─── Dataset excerpt
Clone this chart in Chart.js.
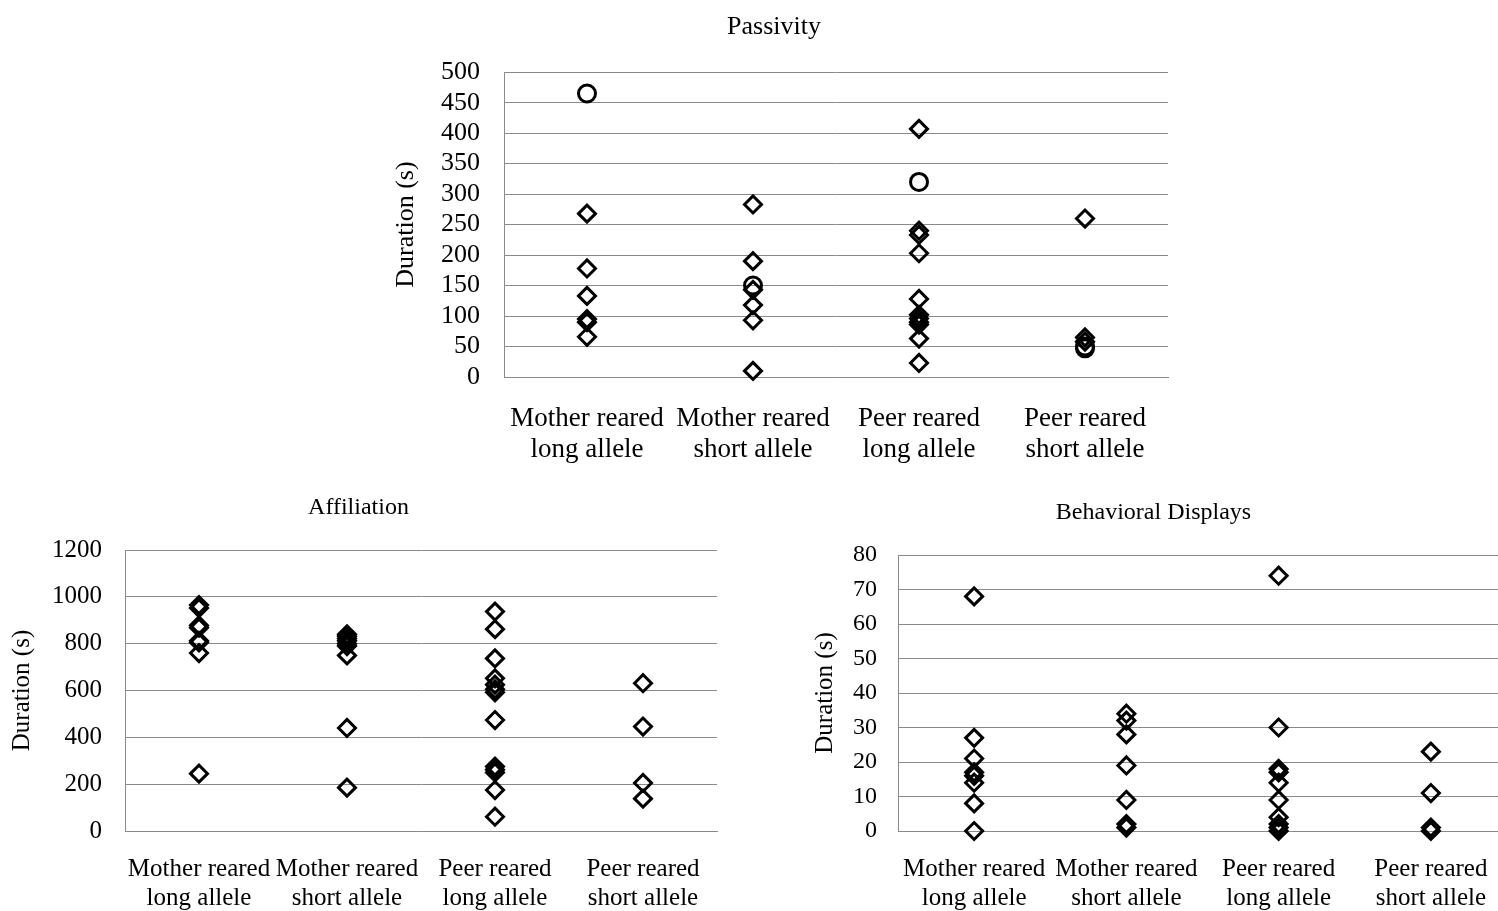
<!DOCTYPE html>
<html><head><meta charset="utf-8">
<script src="https://cdn.jsdelivr.net/npm/chart.js@4.4.1/dist/chart.umd.min.js"></script>
<style>
html,body{margin:0;padding:0;background:#fff;overflow:hidden;width:1498px;height:911px;}
.box{position:absolute;}
canvas{display:block;}
</style></head><body>
<div class="box" style="left:380px;top:0px;"><canvas id="c1" width="800" height="470"></canvas></div>
<div class="box" style="left:0px;top:470px;"><canvas id="c2" width="720" height="441"></canvas></div>
<div class="box" style="left:800px;top:470px;"><canvas id="c3" width="710" height="441"></canvas></div>
<script>
// ---- data ----
const categories = [
  ["Mother reared", "long allele"],
  ["Mother reared", "short allele"],
  ["Peer reared", "long allele"],
  ["Peer reared", "short allele"]
];
const yAxisTitle = "Duration (s)";

// Passivity
const passivityTitle = "Passivity";
const passivityTicks = { max: 500, step: 50 };
const passivityMotherLong  = [268, 178, 133, 95, 90, 66];
const passivityMotherShort = [283, 190, 143, 118, 93, 10];
const passivityPeerLong    = [407, 240, 233, 203, 128, 102, 96, 90, 86, 63, 23];
const passivityPeerShort   = [260, 65, 58];
const passivityOutliers    = [[465], [150], [320], [50, 47]];

// Affiliation
const affiliationTitle = "Affiliation";
const affiliationTicks = { max: 1200, step: 200 };
const affiliationMotherLong  = [965, 952, 878, 868, 812, 805, 760, 245];
const affiliationMotherShort = [840, 832, 822, 812, 800, 790, 750, 440, 185];
const affiliationPeerLong    = [937, 862, 737, 652, 625, 605, 592, 474, 275, 262, 250, 175, 61];
const affiliationPeerShort   = [631, 446, 205, 138];

// Behavioral Displays
const displaysTitle = "Behavioral Displays";
const displaysTicks = { max: 80, step: 10 };
const displaysMotherLong  = [68, 27, 21, 17, 16, 14, 8, 0];
const displaysMotherShort = [34, 32, 28, 19, 9, 2, 1];
const displaysPeerLong    = [74, 30, 18, 17, 14, 9, 4, 2, 1, 0];
const displaysPeerShort   = [23, 11, 1, 0];

// ---- drawing ----
const FONT = "'Liberation Serif', 'Times New Roman', serif";
const GRID = '#8a8a8a';

function buildPoints(groups) {
  const pts = [];
  groups.forEach((vals, i) => vals.forEach(v => pts.push({ x: i, y: v })));
  return pts;
}

function makeChart(id, o) {
  return new Chart(document.getElementById(id), {
    type: 'scatter',
    data: {
      datasets: o.sets.map(s => ({
        data: buildPoints(s.groups),
        pointStyle: s.style,
        pointRadius: s.r,
        pointHoverRadius: s.r,
        pointBorderWidth: 3,
        pointHoverBorderWidth: 3,
        pointBorderColor: '#000',
        pointBackgroundColor: 'rgba(0,0,0,0)',
        clip: false
      }))
    },
    options: {
      responsive: false,
      animation: false,
      events: [],
      layout: { autoPadding: false, padding: { left: 0, right: o.padRight, top: 0, bottom: 0 } },
      plugins: {
        legend: { display: false },
        tooltip: { enabled: false },
        title: {
          display: true, text: o.title, color: '#000',
          font: { family: FONT, size: o.titleSize, weight: 'normal', lineHeight: 1.2 },
          padding: { top: o.titleTop, bottom: o.titleBottom }
        }
      },
      scales: {
        x: {
          type: 'linear',
          min: -0.5, max: categories.length - 0.5,
          afterBuildTicks: (s) => { s.ticks = categories.map((c, i) => ({ value: i })); },
          afterFit: (s) => { s.height = o.xHeight; s.paddingLeft = 0; s.paddingRight = 0; },
          ticks: {
            callback: (v) => categories[v],
            color: '#000',
            font: { family: FONT, size: o.catSize, lineHeight: o.catLH },
            padding: o.catPad, maxRotation: 0, minRotation: 0, autoSkip: false
          },
          grid: { display: false, drawTicks: false },
          border: { display: true, color: GRID, width: 1 }
        },
        y: {
          min: 0, max: o.ticks.max,
          afterFit: (s) => { s.width = o.yWidth; s.paddingTop = 0; s.paddingBottom = 0; },
          ticks: {
            stepSize: o.ticks.step, color: '#000',
            autoSkip: false,
            callback: (v) => String(v),
            font: { family: FONT, size: o.tickSize },
            padding: o.tickPad
          },
          grid: { color: GRID, lineWidth: 1, drawTicks: false },
          border: { display: true, color: GRID, width: 1 },
          title: {
            display: true, text: yAxisTitle, color: '#000',
            font: { family: FONT, size: o.ySize, lineHeight: 1.2 },
            padding: { top: o.yTitlePad, bottom: 0 }
          }
        }
      }
    }
  });
}

makeChart('c1', {
  title: passivityTitle, ticks: passivityTicks,
  sets: [
    { groups: [passivityMotherLong, passivityMotherShort, passivityPeerLong, passivityPeerShort], style: 'rectRot', r: 8.5 },
    { groups: passivityOutliers, style: 'circle', r: 8.5 }
  ],
  padRight: 12, yWidth: 124, xHeight: 93,
  titleSize: 26, titleTop: 12, titleBottom: 29,
  tickSize: 26, tickPad: 24,
  catSize: 27, catLH: 1.15, catPad: 26,
  ySize: 26, yTitlePad: 11
});

makeChart('c2', {
  title: affiliationTitle, ticks: affiliationTicks,
  sets: [
    { groups: [affiliationMotherLong, affiliationMotherShort, affiliationPeerLong, affiliationPeerShort], style: 'rectRot', r: 8.5 }
  ],
  padRight: 3, yWidth: 125, xHeight: 80,
  titleSize: 24, titleTop: 23.6, titleBottom: 27.6,
  tickSize: 25, tickPad: 23,
  catSize: 25, catLH: 1.16, catPad: 23.5,
  ySize: 25, yTitlePad: 7
});

makeChart('c3', {
  title: displaysTitle, ticks: displaysTicks,
  sets: [
    { groups: [displaysMotherLong, displaysMotherShort, displaysPeerLong, displaysPeerShort], style: 'rectRot', r: 8.5 }
  ],
  padRight: 3, yWidth: 98, xHeight: 80,
  titleSize: 24, titleTop: 28.6, titleBottom: 27.6,
  tickSize: 24, tickPad: 21,
  catSize: 25, catLH: 1.16, catPad: 23.5,
  ySize: 25, yTitlePad: 10
});
</script>
</body></html>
──────
▶ _Aim of the task_
Repeat, word for word and with no pictures, only the lines running from the beginning of the data to the line that contains "[320], [50, 47]];".

▶ _Task answer_
Clone this chart in Chart.js.
<!DOCTYPE html>
<html><head><meta charset="utf-8">
<script src="https://cdn.jsdelivr.net/npm/chart.js@4.4.1/dist/chart.umd.min.js"></script>
<style>
html,body{margin:0;padding:0;background:#fff;overflow:hidden;width:1498px;height:911px;}
.box{position:absolute;}
canvas{display:block;}
</style></head><body>
<div class="box" style="left:380px;top:0px;"><canvas id="c1" width="800" height="470"></canvas></div>
<div class="box" style="left:0px;top:470px;"><canvas id="c2" width="720" height="441"></canvas></div>
<div class="box" style="left:800px;top:470px;"><canvas id="c3" width="710" height="441"></canvas></div>
<script>
// ---- data ----
const categories = [
  ["Mother reared", "long allele"],
  ["Mother reared", "short allele"],
  ["Peer reared", "long allele"],
  ["Peer reared", "short allele"]
];
const yAxisTitle = "Duration (s)";

// Passivity
const passivityTitle = "Passivity";
const passivityTicks = { max: 500, step: 50 };
const passivityMotherLong  = [268, 178, 133, 95, 90, 66];
const passivityMotherShort = [283, 190, 143, 118, 93, 10];
const passivityPeerLong    = [407, 240, 233, 203, 128, 102, 96, 90, 86, 63, 23];
const passivityPeerShort   = [260, 65, 58];
const passivityOutliers    = [[465], [150], [320], [50, 47]];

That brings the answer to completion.